Task brief — Report, as a bare number, how many lines of the material below contain the word "seaborn".

# start of Items

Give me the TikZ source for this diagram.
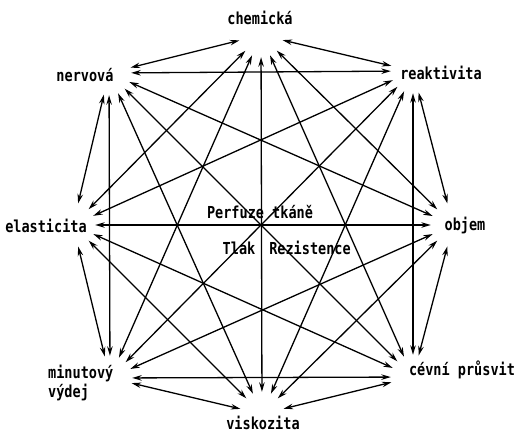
\documentclass[tikz,border=0pt]{standalone}
\usepackage{fontspec}
\newfontfamily\lblfont[FakeStretch=0.82]{DejaVu Sans Mono}
\usetikzlibrary{arrows.meta}
\begin{document}
\begin{tikzpicture}[x=1pt,y=-1pt,
  hub/.style={circle,minimum size=44pt,inner sep=0pt},
  lbl/.style={anchor=base,inner sep=0pt,font=\lblfont\bfseries\fontsize{16.5}{19}\selectfont},
  link/.style={line width=1.3pt,{Stealth[length=9.5pt,width=5.5pt]}-{Stealth[length=9.5pt,width=5.5pt]}}]
\useasboundingbox (0,0) rectangle (518,438);
% hubs (arrow targets)
\node[hub] (C) at (261,35) {};
\node[hub] (R) at (413,71) {};
\node[hub] (O) at (453,225) {};
\node[hub] (V) at (413,377) {};
\node[hub] (K) at (262,414) {};
\node[hub] (M) at (110,378) {};
\node[hub] (E) at (73,225) {};
\node[hub] (N) at (109,73) {};
% labels
\node[lbl] (tC) at (260,25) {chemická};
\node[lbl] (tN) at (85,82) {nervová};
\node[lbl] (tR) at (441,80) {reaktivita};
\node[lbl] (tE) at (46,232) {elasticita};
\node[lbl] (tO) at (465,230) {objem};
\node[lbl,anchor=base west] (tM1) at (48,378) {minutový};
\node[lbl,anchor=base west] (tM2) at (48,397) {výdej};
\node[lbl] (tV) at (462,375) {cévní průsvit};
\node[lbl] (tK) at (263,429) {viskozita};
\node[lbl] (tP) at (260,218) {Perfuze tkáně};
\node[lbl] (tT) at (239,254) {Tlak};
\node[lbl] (tZ) at (310,254) {Rezistence};
% connectors: every pair
\foreach \a/\b in {C/R,C/O,C/V,C/K,C/M,C/E,C/N,
                   R/O,R/V,R/K,R/M,R/E,R/N,
                   O/V,O/K,O/M,O/E,O/N,
                   V/K,V/M,V/E,V/N,
                   K/M,K/E,K/N,
                   M/E,M/N,
                   E/N}
  \draw[link] (\a) -- (\b);
\end{tikzpicture}
\end{document}
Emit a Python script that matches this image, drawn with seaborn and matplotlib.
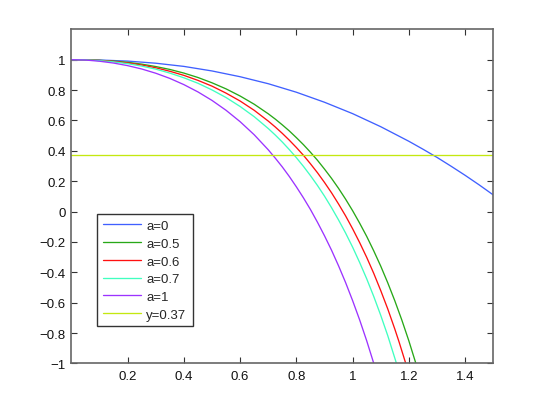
import matplotlib
matplotlib.use("Agg")
import matplotlib.pyplot as plt
import matplotlib.ticker as mticker
import seaborn as sns
import pandas as pd

# values
x_a0 = [0.0, 0.1, 0.2, 0.3, 0.4, 0.5, 0.6, 0.7, 0.8, 0.9, 1.0, 1.1, 1.2, 1.25, 1.3, 1.35, 1.4, 1.45, 1.5]
y_a0 = [1.0, 0.998, 0.991, 0.977, 0.956, 0.926, 0.888, 0.842, 0.786, 0.720, 0.645, 0.559, 0.463, 0.411,
        0.357, 0.299, 0.239, 0.176, 0.110]

x_a05 = [0.0, 0.05, 0.1, 0.15, 0.2, 0.25, 0.3, 0.35, 0.4, 0.45, 0.5, 0.55, 0.6, 0.65, 0.7, 0.725, 0.75,
         0.775, 0.8, 0.825, 0.85, 0.875, 0.9, 0.925, 0.95, 0.975, 1.0, 1.025, 1.05, 1.075, 1.1, 1.125,
         1.15, 1.175, 1.2, 1.225]
y_a05 = [1.0, 0.999, 0.996, 0.991, 0.983, 0.971, 0.955, 0.936, 0.912, 0.883, 0.848, 0.808, 0.761, 0.707,
         0.644, 0.609, 0.571, 0.531, 0.487, 0.441, 0.391, 0.338, 0.280, 0.219, 0.153, 0.082, 0.006,
         -0.076, -0.163, -0.258, -0.359, -0.469, -0.587, -0.714, -0.851, -1.0]

x_a06 = [0.0, 0.05, 0.1, 0.15, 0.2, 0.25, 0.3, 0.35, 0.4, 0.45, 0.5, 0.55, 0.6, 0.65, 0.7, 0.725, 0.75,
         0.775, 0.8, 0.825, 0.85, 0.875, 0.9, 0.925, 0.95, 0.975, 1.0, 1.025, 1.05, 1.075, 1.1, 1.125,
         1.15, 1.165, 1.189]
y_a06 = [1.0, 0.999, 0.995, 0.989, 0.979, 0.965, 0.947, 0.924, 0.897, 0.864, 0.826, 0.780, 0.728, 0.667,
         0.596, 0.557, 0.515, 0.470, 0.422, 0.371, 0.315, 0.256, 0.192, 0.124, 0.050, -0.028, -0.113,
         -0.204, -0.301, -0.406, -0.520, -0.641, -0.773, -0.857, -1.0]

x_a07 = [0.0, 0.05, 0.1, 0.15, 0.2, 0.25, 0.3, 0.35, 0.4, 0.45, 0.5, 0.55, 0.6, 0.65, 0.7, 0.725, 0.75,
         0.775, 0.8, 0.825, 0.85, 0.875, 0.9, 0.925, 0.95, 0.975, 1.0, 1.025, 1.05, 1.075, 1.1, 1.125,
         1.156]
y_a07 = [1.0, 0.999, 0.994, 0.986, 0.974, 0.958, 0.938, 0.912, 0.881, 0.845, 0.801, 0.751, 0.692, 0.625,
         0.547, 0.504, 0.458, 0.408, 0.355, 0.298, 0.237, 0.172, 0.102, 0.026, -0.055, -0.141, -0.234,
         -0.335, -0.442, -0.558, -0.683, -0.817, -1.0]

x_a1 = [0.0, 0.05, 0.1, 0.15, 0.2, 0.25, 0.3, 0.35, 0.4, 0.45, 0.5, 0.55, 0.6, 0.65, 0.7, 0.725, 0.75,
        0.775, 0.8, 0.825, 0.85, 0.875, 0.9, 0.925, 0.95, 0.975, 1.0, 1.025, 1.05, 1.075]
y_a1 = [1.0, 0.998, 0.990, 0.978, 0.961, 0.939, 0.911, 0.877, 0.836, 0.788, 0.732, 0.667, 0.592, 0.506,
        0.407, 0.352, 0.294, 0.231, 0.163, 0.091, 0.014, -0.070, -0.159, -0.254, -0.357, -0.467, -0.586,
        -0.713, -0.850, -0.998]

x_line = [0.0, 1.5]
y_line = [0.37, 0.37]

labels = ["a=0", "a=0.5", "a=0.6", "a=0.7", "a=1", "y=0.37"]
colors = ["#4060ff", "#28a818", "#ff1010", "#40ffc0", "#9c33ff", "#c4e810"]

frames = []
for lab, xs, ys in zip(labels,
                       [x_a0, x_a05, x_a06, x_a07, x_a1, x_line],
                       [y_a0, y_a05, y_a06, y_a07, y_a1, y_line]):
    frames.append(pd.DataFrame({"x": xs, "y": ys, "curve": lab}))
df = pd.concat(frames, ignore_index=True)

sns.set_style("white")
plt.rcParams["font.family"] = ["Liberation Sans", "DejaVu Sans"]
plt.rcParams["axes.unicode_minus"] = True

fig = plt.figure(figsize=(5.45, 4.10), dpi=100)
ax = fig.add_axes([0.131, 0.111, 0.774, 0.815])

sns.lineplot(data=df, x="x", y="y", hue="curve", hue_order=labels,
             palette=dict(zip(labels, colors)), estimator=None, sort=False,
             linewidth=0.95, ax=ax)

ax.set_xlim(0, 1.5)
ax.set_ylim(-1, 1.2)
ax.set_xticks([0.2, 0.4, 0.6, 0.8, 1.0, 1.2, 1.4])
ax.set_yticks([-1, -0.8, -0.6, -0.4, -0.2, 0, 0.2, 0.4, 0.6, 0.8, 1])
fmt = mticker.FuncFormatter(lambda v, p: f"{v:g}".replace("-", "\u2212"))
ax.xaxis.set_major_formatter(fmt)
ax.yaxis.set_major_formatter(fmt)
ax.tick_params(direction="in", length=4, width=0.8, color="#333333",
               labelcolor="#111111", labelsize=9.5,
               top=True, right=True, bottom=True, left=True)
ax.tick_params(axis="y", pad=4)
ax.tick_params(axis="x", pad=5)
for s in ax.spines.values():
    s.set_visible(True)
    s.set_color("#666666")
    s.set_linewidth(1.2)
ax.set_xlabel("")
ax.set_ylabel("")
ax.grid(False)

handles, labs = ax.get_legend_handles_labels()
leg = ax.legend(handles, labs, loc="lower left",
                bbox_to_anchor=(0.061, 0.111, 0.227, 0.34), mode="expand",
                borderaxespad=0, fontsize=9.5, handlelength=2.9,
                handletextpad=0.4, borderpad=0.42, labelspacing=0.42,
                fancybox=False, framealpha=1, edgecolor="#333333")
leg.get_frame().set_linewidth(1.0)

fig.savefig("out.png", dpi=100, facecolor="white")
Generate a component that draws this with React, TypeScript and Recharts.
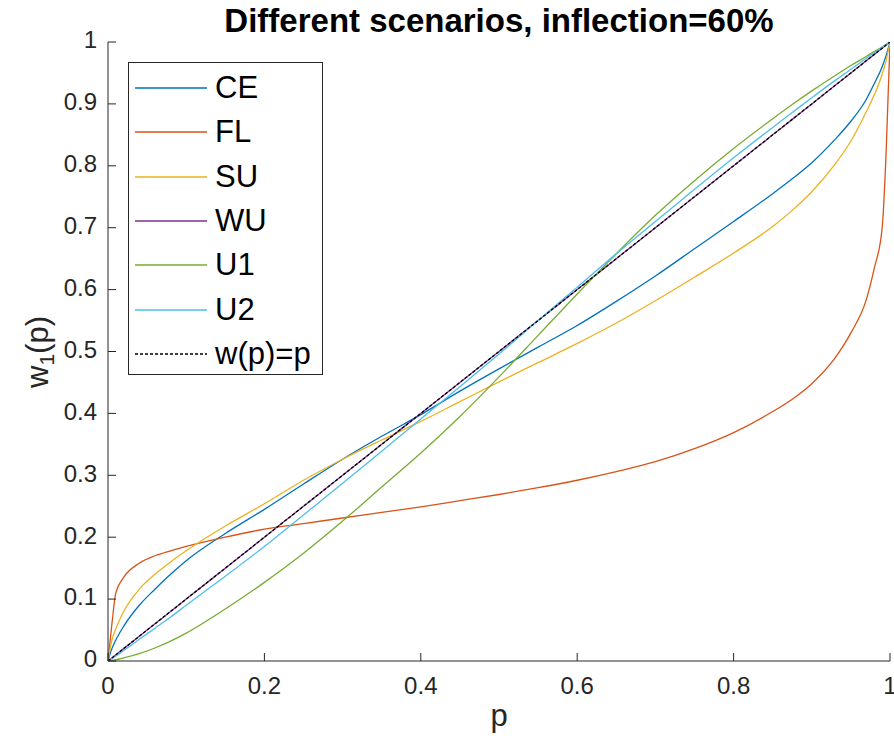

# end of Items

Complete answer — 2